Thursday, April 30, 2009

Scrap House

Recently, I attended a movie at my college called Scrap House. It was a documentary by Anna Fich created in 2005, detailing the creation of a house made completely from, well scrap. The house was made in honor of World Environment Day hosted in San Francisco around the same time.

The rules of Scrap House were simple:
1) Must be completed in 4 weeks.
2) No new material can be bought to build the house. Everything must be salvaged, with the exception of nails and screws.
3) The finished house must not only look great, but also comply to San Francisco's building codes which are some of the strictest in the States.

The head of the project was Building Inspector Laurence Kornfield, the main architect was John Peterson, the Scrap Guru was Flash, the Structural Engineer Han Bruskuvich, and last but not least John Pollard was the Contractor.

Scrap House itself was an insane idea to begin with. The plans were to build a modern two story house with 21 foot ceilings, a project that the team would of been lucky to finish in a year. They had a month. Not to mention they had to rely on the junk yards of San Francisco to fully build and furnish a house.

In the end, the result was a beautiful house. It was modern, gorgeous, and inspiring. Every part of the house was thrown away by someone else, yet all the pieces were beautiful and far from broken. It really makes one reconsider how we think of our trash. The amount of material that the US alone wastes in a year is astronomical. Did you know every building project buys 5% more windows than it needs? This alone results in thousands of dollars worth of unused, perfectly good double-paned glass that ends up in a landfill somewhere. Not to mention the amount of building material that is tossed when we tear down houses to build new ones. This team built an absolutely huge house, for next to nothing just by calling around and actually reusing what so many throw away.

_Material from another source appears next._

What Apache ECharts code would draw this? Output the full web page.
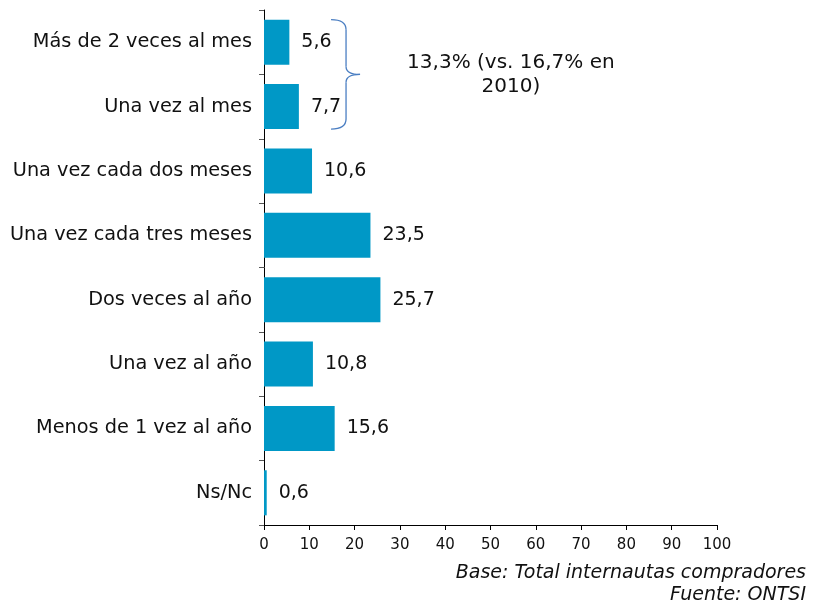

Movies like this really make you think. Are we truly trying to recycle? Are we really taking every opportunity to actually use the raw material that we spend so much money trying to attain? Building projects of this caliber are far from impossible for the average person to imitate. Scrap House isn't the only project of its kind either. You'd be amazed at the amount of alternative housing options that are out there, that not only cost thousands less but are better for the environment.

We as a race cannot keep wasting the amount of resources that we do, and expect to be able to continue to live on this planet. Already our resources are running low, and our planet is dying. Its not irreversible, but it will be soon. If we want to continue to be able to breathe, we want to start rethinking how we live.

One man's trash can be another man's house.